The Small Research Grants on Education Program supports education research projects that will contribute to the improvement of education. The goal of the program is to support rigorous, intellectually ambitious and technically sound research that is relevant to the most pressing questions and compelling opportunities in education.
“Exploring and studying Black joy on college campuses holds profound significance to me,” noted Carpenter. “It represents a pivotal opportunity to delve into a dimension of Black experiences often overlooked in academic discourse. Black joy encompasses the resilience, creativity, and celebration inherent in Black culture—a narrative historically sidelined or overshadowed by narratives of struggle and oppression.”
“Joy is necessary for life, and I am excited to learn from students and even potentially integrate some of their strategies into my life,” she added.
“Dr. Carpenter is a dedicated educator who is advancing the field of higher education through her research and scholarly endeavors,” said Dr. Melba Spooner, dean of the Reich College of Education. “Her work not only here in the college and university, but in the academy at large, is critical to ensuring success and well-being for students, faculty and staff of color.”
Carpenter is an interdisciplinary scholar and practitioner working towards advancing equity and accessibility through various K-12 and Higher Education pathways. As an arts-based methodologist, her research and pedagogy are grounded in (re)humanizing education and challenging how academic socialization contributes to neoliberalism and systemic marginalization, with an intentional focus on participant action research.

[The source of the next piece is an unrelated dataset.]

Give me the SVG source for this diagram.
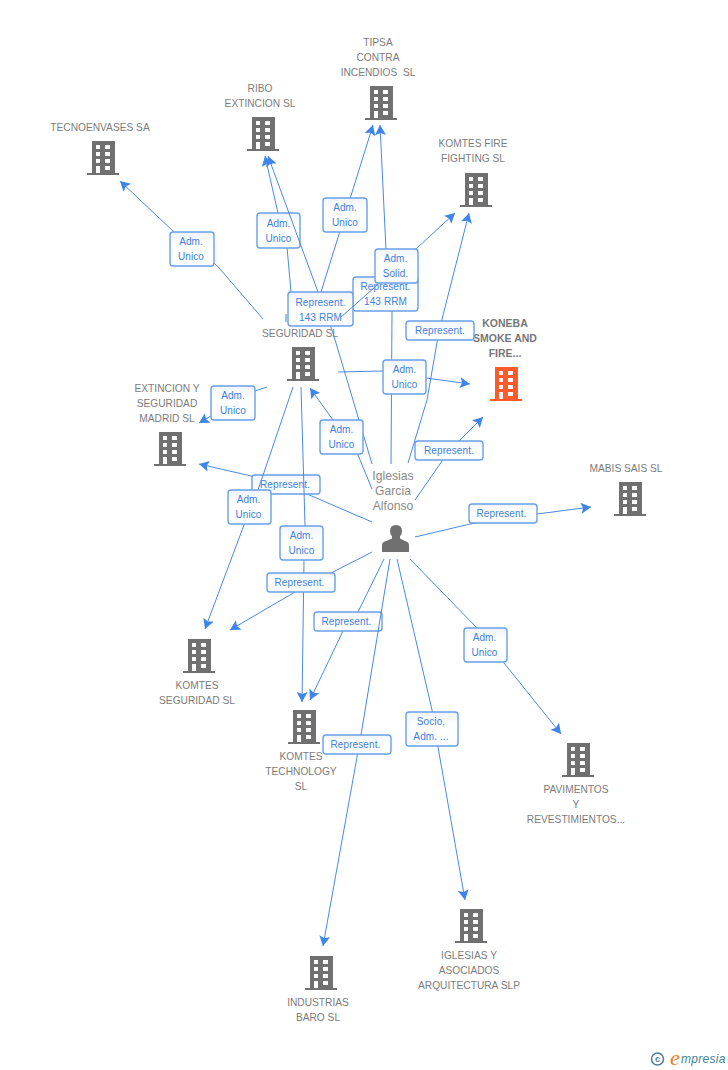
<svg xmlns="http://www.w3.org/2000/svg" width="728" height="1070" viewBox="0 0 728 1070">
<style>
text{font-family:"Liberation Sans",Arial,sans-serif}
.n{font-size:10.200px;fill:#7c7c7c;text-anchor:middle;white-space:pre}
.b{font-size:10.500px;font-weight:bold;fill:#777;text-anchor:middle}
.p{font-size:12.200px;fill:#8a8a8a;text-anchor:middle}
.l{font-size:10px;fill:#3f80e0;text-anchor:middle;letter-spacing:.1px}
.c{fill:none;stroke:#4a88e6;stroke-width:1;marker-end:url(#a)}
.x{fill:url(#g);stroke:#6a9fea;stroke-width:1.400}
</style>
<defs>
<linearGradient id="g" x1="0" y1="0" x2="0" y2="1"><stop offset="0" stop-color="#f0f4fb"/><stop offset=".4" stop-color="#fff"/><stop offset="1" stop-color="#fafcff"/></linearGradient>
<marker id="a" markerUnits="userSpaceOnUse" markerWidth="14" markerHeight="14" refX="10" refY="5.500" orient="auto"><path d="M0,0L10,5.500L0,11L2,5.500Z" fill="#3d85e8"/></marker>
<symbol id="bld" overflow="visible"><path fill="currentColor" fill-rule="evenodd" d="M-11,0H12V32H16V34H-16V32H-11ZM-7,4V8H-3V4ZM2,4V8H7V4ZM-7,11V15H-3V11ZM2,11V15H7V11ZM-7,18V22H-3V18ZM2,18V22H7V18ZM-7,25V32H-3V25ZM2,25V29H7V25Z"/></symbol>
</defs>
<g id="node-tipsa" color="#707070"><use href="#bld" x="381" y="86"/><text class="n" x="378" y="46">TIPSA</text><text class="n" x="378" y="61">CONTRA</text><text class="n" x="378" y="76">INCENDIOS  SL</text></g>
<g id="node-ribo" color="#707070"><use href="#bld" x="263" y="117"/><text class="n" x="260" y="92">RIBO</text><text class="n" x="260" y="107">EXTINCION SL</text></g>
<g id="node-tecnoenvases" color="#707070"><use href="#bld" x="103" y="141"/><text class="n" x="100" y="131">TECNOENVASES SA</text></g>
<g id="node-komtes-fire" color="#707070"><use href="#bld" x="476" y="173"/><text class="n" x="473" y="147">KOMTES FIRE</text><text class="n" x="473" y="162">FIGHTING SL</text></g>
<g id="node-seguridad" color="#707070"><use href="#bld" x="303" y="347"/><text class="n" x="286" y="322">I</text><text class="n" x="300" y="337">SEGURIDAD SL</text></g>
<g id="node-koneba" color="#ff5a2c"><use href="#bld" x="506" y="367"/><text class="b" x="505" y="327">KONEBA</text><text class="b" x="505" y="342">SMOKE AND</text><text class="b" x="505" y="357">FIRE...</text></g>
<g id="node-extincion" color="#707070"><use href="#bld" x="170" y="432"/><text class="n" x="167" y="392">EXTINCION Y</text><text class="n" x="167" y="407">SEGURIDAD</text><text class="n" x="167" y="422">MADRID SL</text></g>
<g id="node-mabis" color="#707070"><use href="#bld" x="630" y="482"/><text class="n" x="626" y="472">MABIS SAIS SL</text></g>
<g id="node-komtes-seguridad" color="#707070"><use href="#bld" x="199" y="639"/><text class="n" x="197" y="689">KOMTES</text><text class="n" x="197" y="704">SEGURIDAD SL</text></g>
<g id="node-komtes-technology" color="#707070"><use href="#bld" x="304" y="710"/><text class="n" x="301" y="760">KOMTES</text><text class="n" x="301" y="775">TECHNOLOGY</text><text class="n" x="301" y="790">SL</text></g>
<g id="node-pavimentos" color="#707070"><use href="#bld" x="578" y="743"/><text class="n" x="576" y="793">PAVIMENTOS</text><text class="n" x="576" y="808">Y</text><text class="n" x="576" y="823">REVESTIMIENTOS...</text></g>
<g id="node-iglesias-asociados" color="#707070"><use href="#bld" x="471" y="909"/><text class="n" x="469" y="959">IGLESIAS Y</text><text class="n" x="469" y="974">ASOCIADOS</text><text class="n" x="469" y="989">ARQUITECTURA SLP</text></g>
<g id="node-industrias" color="#707070"><use href="#bld" x="321" y="956"/><text class="n" x="318" y="1006">INDUSTRIAS</text><text class="n" x="318" y="1021">BARO SL</text></g>
<g id="node-person"><text class="p" x="393" y="480">Iglesias</text><text class="p" x="393" y="495">Garcia</text><text class="p" x="393" y="510">Alfonso</text><path fill="#707070" d="M382,552V545Q382,542 386,541L392,538.500V536.500Q390,534 390,531Q390,525 396,525Q402,525 402,531Q402,534 400,536.500V538.500L405,541Q409,542 409,545V552Z"/></g>
<g id="connectors">
<polyline class="c" points="391,464 392,311 386,250 380,125"/>
<rect class="x" x="353" y="277" width="65" height="34" rx="3"/><text class="l" x="385.500" y="290">Represent.</text><text class="l" x="385.500" y="305">143 RRM</text>
<polyline class="c" points="263,319 220,269 214,263 192,249 120,181"/>
<polyline class="c" points="291,292 287,247 278,213 265,156"/>
<rect class="x" x="257" y="213" width="43" height="35" rx="3"/><text class="l" x="278.500" y="227">Adm.</text><text class="l" x="278.500" y="242">Unico</text>
<polyline class="c" points="372,464 353,400 333,333 318,292 268,156"/>
<polyline class="c" points="321,292 345,215 373,125"/>
<rect class="x" x="323" y="198" width="44" height="34" rx="3"/><text class="l" x="345" y="211">Adm.</text><text class="l" x="345" y="226">Unico</text>
<rect class="x" x="288" y="292" width="65" height="34" rx="3"/><text class="l" x="320.500" y="306">Represent.</text><text class="l" x="320.500" y="321">143 RRM</text>
<polyline class="c" points="408,463 427,400 439,331 469,213"/>
<rect class="x" x="406" y="321" width="68" height="19" rx="3"/><text class="l" x="440" y="334">Represent.</text>
<polyline class="c" points="338,372 382,371 426,378 470,384"/>
<rect class="x" x="383" y="360" width="43" height="34" rx="3"/><text class="l" x="404.500" y="373">Adm.</text><text class="l" x="404.500" y="388">Unico</text>
<polyline class="c" points="415,500 449,451 483,417"/>
<rect class="x" x="415" y="441" width="68" height="19" rx="3"/><text class="l" x="449" y="454">Represent.</text>
<polyline class="c" points="372,489 358,455 341,437 333,420 310,388"/>
<rect class="x" x="320" y="420" width="43" height="34" rx="3"/><text class="l" x="341.500" y="433">Adm.</text><text class="l" x="341.500" y="448">Unico</text>
<polyline class="c" points="267,387 255,391 233,403 199,423"/>
<rect class="x" x="211" y="386" width="44" height="34" rx="3"/><text class="l" x="233" y="399">Adm.</text><text class="l" x="233" y="414">Unico</text>
<polyline class="c" points="372,522 307,494 286,484 199,464"/>
<rect class="x" x="252" y="475" width="68" height="19" rx="3"/><text class="l" x="285" y="488">Represent.</text>
<polyline class="c" points="293,387 258,490 244,525 205,629"/>
<rect class="x" x="228" y="490" width="43" height="34" rx="3"/><text class="l" x="248.500" y="503">Adm.</text><text class="l" x="248.500" y="518">Unico</text>
<polyline class="c" points="301,387 305,525 304,560 302,702"/>
<rect class="x" x="280" y="526" width="43" height="34" rx="3"/><text class="l" x="301.500" y="539">Adm.</text><text class="l" x="301.500" y="554">Unico</text>
<polyline class="c" points="372,552 331,573 295,592 230,630"/>
<rect class="x" x="267" y="573" width="68" height="19" rx="3"/><text class="l" x="299.500" y="586">Represent.</text>
<polyline class="c" points="384,559 358,612 343,631 310,700"/>
<rect class="x" x="314" y="612" width="68" height="19" rx="3"/><text class="l" x="346.500" y="625">Represent.</text>
<polyline class="c" points="390,559 361,735 323,946"/>
<rect class="x" x="323" y="735" width="68" height="19" rx="3"/><text class="l" x="355.500" y="748">Represent.</text>
<polyline class="c" points="397,559 432,710 438,747 465,900"/>
<rect class="x" x="406" y="712" width="52" height="34" rx="3"/><text class="l" x="431" y="725">Socio,</text><text class="l" x="431" y="740">Adm. ...</text>
<polyline class="c" points="410,559 477,628 504,663 561,734"/>
<rect class="x" x="464" y="628" width="43" height="34" rx="3"/><text class="l" x="484.500" y="641">Adm.</text><text class="l" x="484.500" y="656">Unico</text>
<polyline class="c" points="415,537 470,524 537,514 591,507"/>
<rect class="x" x="469" y="504" width="68" height="19" rx="3"/><text class="l" x="501.500" y="517">Represent.</text>
<rect class="x" x="170" y="232" width="44" height="34" rx="3"/><text class="l" x="191" y="245">Adm.</text><text class="l" x="191" y="260">Unico</text>
<polyline class="c" points="340,318 375,287 417,248 455,213"/>
<rect class="x" x="375" y="249" width="43" height="34" rx="3"/><text class="l" x="395.500" y="262">Adm.</text><text class="l" x="395.500" y="277">Solid.</text>
</g>
<g id="logo"><circle cx="657.500" cy="1059" r="6" fill="none" stroke="#4a7f96" stroke-width="1.500"/><text x="657.500" y="1062" font-size="9" fill="#4a7f96" text-anchor="middle" font-weight="bold">c</text><text x="670" y="1065" font-size="22" fill="#f08020" font-style="italic" style="font-family:'Liberation Serif',serif">e</text><text x="681" y="1063" font-size="12" fill="#3f7f98" font-style="italic" letter-spacing=".3">mpresia</text></g>
</svg>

Her current work examines how Black students cultivate joy on their campuses, which is rooted in her desire to uplift and empower minoritized voices within academia and foster a sense of belonging and empowerment among students and faculty alike.
Various iterations and inspirations of this grant project work were funded through the Reich College of Education Summer Research Grant and the Grants Research and Services Office through the Scholarship for Diversity, Equity, and Inclusion (SDEI) grant.
Looking ahead, Carpenter is excited about the project’s next steps, with the first step focused on the project’s recruitment.
“I plan to do a nationwide search on how Black students experience joy on their campuses--particularly noting the state, federal, and local changes related to equity,” said Carpenter. “As this is an arts-based project, I look forward to seeing how students express joy visually through various mediums (e.g., artifacts, paintings, pictures, poems).”
“I think Black joy is universal, and I would like to have the work reach a larger audience through a coffee table book,” she continued. “It is important for me to make research accessible to all people, and I would love for this scholarship to exist, not just in traditional educational spaces. Honestly, I want to make something for someone like my grandfather to read and enjoy.”